Il fisco più pesante in questo caso è quello del Belgio (49%), ma non scherza neppure quello degli Stati Uniti (40%). Il paradiso dei proprietari di casa si trova in Slovacchia, Lussemburgo ed Estonia, con aliquote marginali reali pari a zero o a qualche decimale. Il discorso è diverso se la casa è data in affitto: nel caso dell'Italia l'aliquota sale al 47% incluse le imposte ricorrenti, il che vale il 17esimo posto per ampiezza della tassazione. Prima è l'Australia con l'88%, mentre il fisco più leggero è quello della Corea (9,3%). Il quadro cambia ancora se la casa è acquistata a debito, cioè con un mutuo: se è abitata dal proprietario, l'aliquota sale comunque al 13,2%, pure restando nel novero del fisco più leggero (il nono, ma in Estonia in questo caso c'è la deduzione del 28%). Se l'abitazione su cui si paga anche un mutuo è affittata, in Italia l'aliquota va al 76,4%, la quinta più pesante dei 40 Paesi esaminati (ma in Francia è del 91%).

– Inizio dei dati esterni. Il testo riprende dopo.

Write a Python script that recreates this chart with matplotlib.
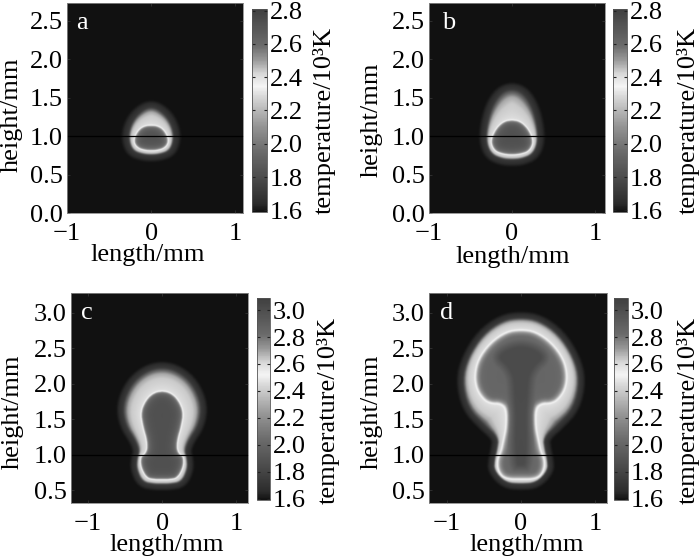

La Penisola, inoltre, è tra i pochi Paesi industrializzati ad offrire una tassazione più favorevole per gli investimenti in titoli di Stato, mentre il fisco si fa piuttosto pesante sugli investimenti azionari. Minori che altrove, inoltre, le agevolazioni fiscali per i fondi pensione.

I PERICOLI
Secondo Confedilizia, l'organizzazione dei proprietari immobiliari, però bisogna stare molto attenti a introdurre nuove tasse, perché «nel nostro Paese una patrimoniale c'è già: si chiama Imu-Tasi, vale 21 miliardi di euro l'anno e ha già provveduto ad annientare il settore immobiliare, favorendo la chiusura di imprese, la perdita di posti di lavoro e la contrazione dei consumi».

La patrimoniale non convince nemmeno Carlo Cottarelli:  «Una patrimoniale  non si può escludere in una situazione di emergenza, ma creerebbe problemi di liquidità», in quanto «sarebbe un aggiustamento troppo anticipato ed è meglio averne uno graduale».

Contraria anche Confindustria. Dice il presidente Vincenzo Boccia: «Noi viviamo in un Paese in cui le patrimoniali le hanno già messe sui fattori di produzione: ci sono tasse come l'Irap e l'Imu che pagano sui capannoni industriali chi dovrebbe fare impresa».